Andrew Mason, the co-founder and former CEO of Groupon whose most recent company produced audio-guided city walking tours, has moved on to his next start up — and it involves more audio technology.
Mason’s new app Descript is supposed to allow audio editors to make changes to an audio file simply by editing the text transcription of that audio file. The idea, he says, is to offer anyone editing audio files, whether podcasters, journalists, or musicians, the ability to edit single-track audio clips as easily as they would edit words in a word processing document. Descript was initially built as an in-house production tool for Detour, Mason’s walking-tour app, and is now being spun out as its own company.
“We’ve just crossed the threshold of where automatic speech recognition is accurate enough that automated transcription services are viable,” Mason said in an interview with The Verge, adding that editing audio more easily is the next obvious step after that.
The app relies on text-audio alignment in order to work. A text-based transcription is generated from the audio file, and from there, the app uses machine learning to do a match between the audio sample and the text version of the words. A time code is assigned to each and every word, so that if you were to use the text editor to delete a word in text, it’s immediately synced with the audio file.
Last year Adobe revealed its “Project VoCo”, which could let users generate new words using a speaker’s recorded voice
Mason claimed that Descript gets a “surprising number of edits right the first time” but added that there’s also a waveform editor in the app so that users can continue to tweak the audio file or add light effects as needed.
The new Descript app officially rolls out today and is available for download on the web. There will be two versions of the app, a standard one that costs $20 a month (with an initial $10-per-month deal), and another version that’s free to download but doesn’t offer the text-to-audio edit tools. In the paid version, transcription services will cost $.07 per minute, while in the free app, transcriptions are $0.15 a minute.
Eight staffers have been working full-time on Descript, Mason said. The company has raised $5 million venture capital funding from Andreessen Horowitz.
Mason also said he is no longer CEO of Detour, which he launched in February 2015. But, he said, the Detour app is continuing on and that the company is “hoping to have more news to share on its future.”
Mason is no longer CEO of Detour, his previous company, he said
The new Descript app is launching at a time when podcast awareness and podcast listening is at its highest point in a decade, according to a survey that Edison Research conducted earlier this year. An estimated 168 million people in the US are familiar with the term “podcasting” now, and an estimated 112 million people age 12 and up — or 40 percent of the population — have listened to podcasts, up from 36 percent in 2016 and just 11 percent in 2006.
But the new audio editing service also comes amid questions about a digitally-altered future, one in which machine learning and artificial intelligence have the potential to create entirely fabricated media that looks and sounds realistic – like this lip-synced video of Barack Obama created by University of Washington researchers.
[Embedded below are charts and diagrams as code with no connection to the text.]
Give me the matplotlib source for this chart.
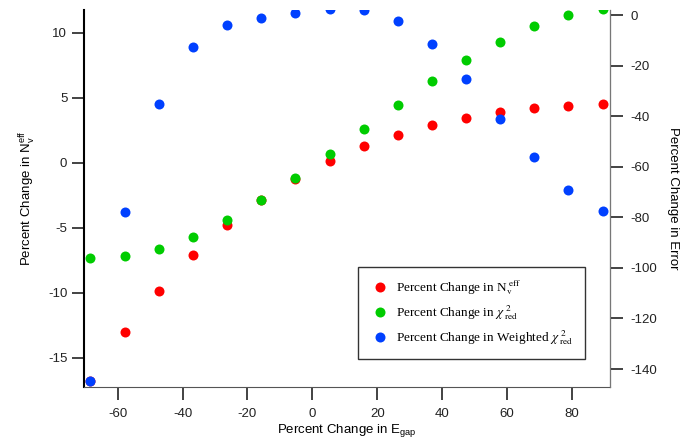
import numpy as np
import matplotlib.pyplot as plt
from matplotlib.font_manager import FontProperties

plt.rcParams['font.family'] = 'Liberation Sans'
plt.rcParams['mathtext.fontset'] = 'custom'
plt.rcParams['mathtext.rm'] = 'Liberation Sans'
plt.rcParams['mathtext.it'] = 'Liberation Sans'
plt.rcParams['axes.unicode_minus'] = False

# percent change in E_gap
egap = [-68.4, -57.9, -47.4, -36.8, -26.3, -15.8, -5.3, 5.3,
        15.8, 26.3, 36.8, 47.4, 57.9, 68.4, 78.9, 89.5]
# left axis: percent change in N_v^eff
neff = [-16.8, -13.0, -9.87, -7.12, -4.82, -2.9, -1.25, 0.1,
        1.26, 2.15, 2.9, 3.44, 3.9, 4.18, 4.38, 4.52]
# right axis: percent change in error
chi2 = [-96.0, -95.4, -92.5, -87.7, -81.1, -73.3, -64.3, -54.9,
        -45.1, -35.5, -26.2, -17.8, -10.6, -4.35, 0.0, 2.25]
wchi2 = [-144.7, -77.9, -35.2, -12.8, -4.1, -1.07, 0.8, 2.25,
         1.98, -2.25, -11.5, -25.2, -41.1, -56.3, -69.1, -77.4]

RED, GREEN, BLUE = '#ff0000', '#00cc00', '#0040ff'


def main():
    fig = plt.figure(figsize=(6.97, 4.43), dpi=100)
    ax = fig.add_axes([0.1205, 0.127, 0.754, 0.8504])
    ax2 = ax.twinx()

    l1, = ax.plot(egap, neff, 'o', color=RED, ms=7.2, mec='none',
                  label=r'Percent Change in N$_\mathrm{v}^{\ \mathrm{eff}}$')
    l2, = ax2.plot(egap, chi2, 'o', color=GREEN, ms=7.2, mec='none',
                   label=r'Percent Change in $\chi^{\ 2}_{\ \mathrm{red}}$')
    l3, = ax2.plot(egap, wchi2, 'o', color=BLUE, ms=7.2, mec='none',
                   label=r'Percent Change in Weighted $\chi^{\ 2}_{\ \mathrm{red}}$')

    ax.set_xlim(-70.4, 91.6)
    ax.set_ylim(-17.23, 11.75)
    ax2.set_ylim(-147.0, 1.98)
    ax.set_xticks(np.arange(-60, 81, 20))
    ax.set_yticks(np.arange(-15, 11, 5))
    ax2.set_yticks(np.arange(-140, 1, 20))

    for a in (ax, ax2):
        a.spines['top'].set_visible(False)
        a.tick_params(direction='out', length=9, width=1.2, labelsize=9.5,
                      colors='#222222')
    ax.spines['left'].set_linewidth(1.5)
    ax.spines['bottom'].set_color('#555555')
    ax2.spines['right'].set_color('#777777')
    ax2.spines['left'].set_visible(False)
    ax2.spines['bottom'].set_visible(False)
    ax.tick_params(axis='x', pad=6)
    ax.tick_params(axis='y', pad=3)
    ax2.tick_params(axis='y', pad=6)

    ax.set_xlabel(r'Percent Change in E$_\mathrm{gap}$', fontsize=9.5, labelpad=2)
    ax.set_ylabel(r'Percent Change in N$_\mathrm{v}^{\mathrm{eff}}$', fontsize=9.5,
                  labelpad=7)
    ax2.set_ylabel('Percent Change in Error', fontsize=9.5, rotation=270,
                   labelpad=16)

    prop = FontProperties(family='Liberation Serif', size=9.5, math_fontfamily='stix')
    leg = ax2.legend(handles=[l1, l2, l3], loc='upper left', prop=prop,
                     bbox_to_anchor=(0.521, 0.3186), borderaxespad=0,
                     fancybox=False, framealpha=1, edgecolor='#333333',
                     handletextpad=0.5, labelspacing=0.45, borderpad=0.9,
                     handlelength=1.5, numpoints=1)
    leg.get_frame().set_linewidth(1.0)

    fig.savefig('out.png', dpi=100)


if __name__ == "__main__":
    main()
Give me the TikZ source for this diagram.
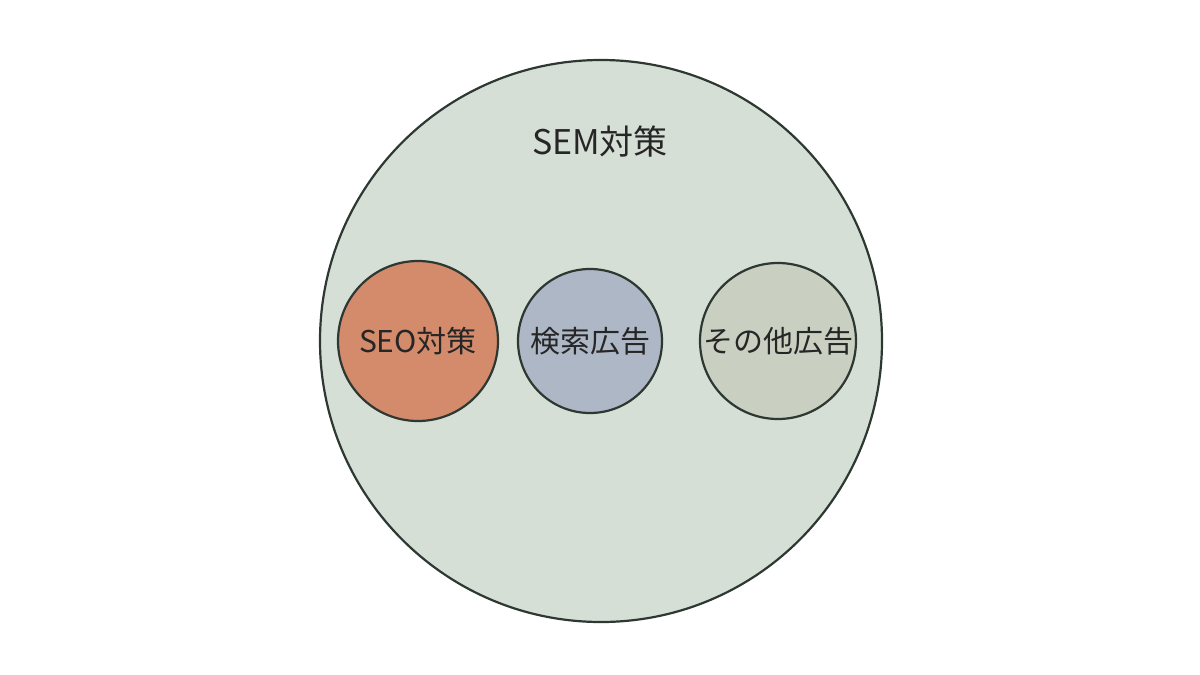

Last year, Adobe revealed that it was working on new software, code-named Project VoCo, that would act like a Photoshop for audio, generating new words using a speaker’s recorded voice.
In response to questions about the ethical implications of advanced audio-editing tools, Mason emphasized that this product is mostly for simple audio pick-ups, but said that that he and his team are “thinking about it for down the road, to make sure we’re on the right side of this stuff.”
“Even though we don’t intend to be on the vanguard of the fakery, it’s coming one way or the other. But we’ve been through this before,” Mason said. “Basically what’s happened to photos and print before will happen to audio and video, and society adjusts. The credibility of a piece of content comes down to the credibility of the source.”
Correction: An earlier version of this article incorrectly said Descript was available for download through the Mac App Store. The story has been updated to clarify it is only available on the web.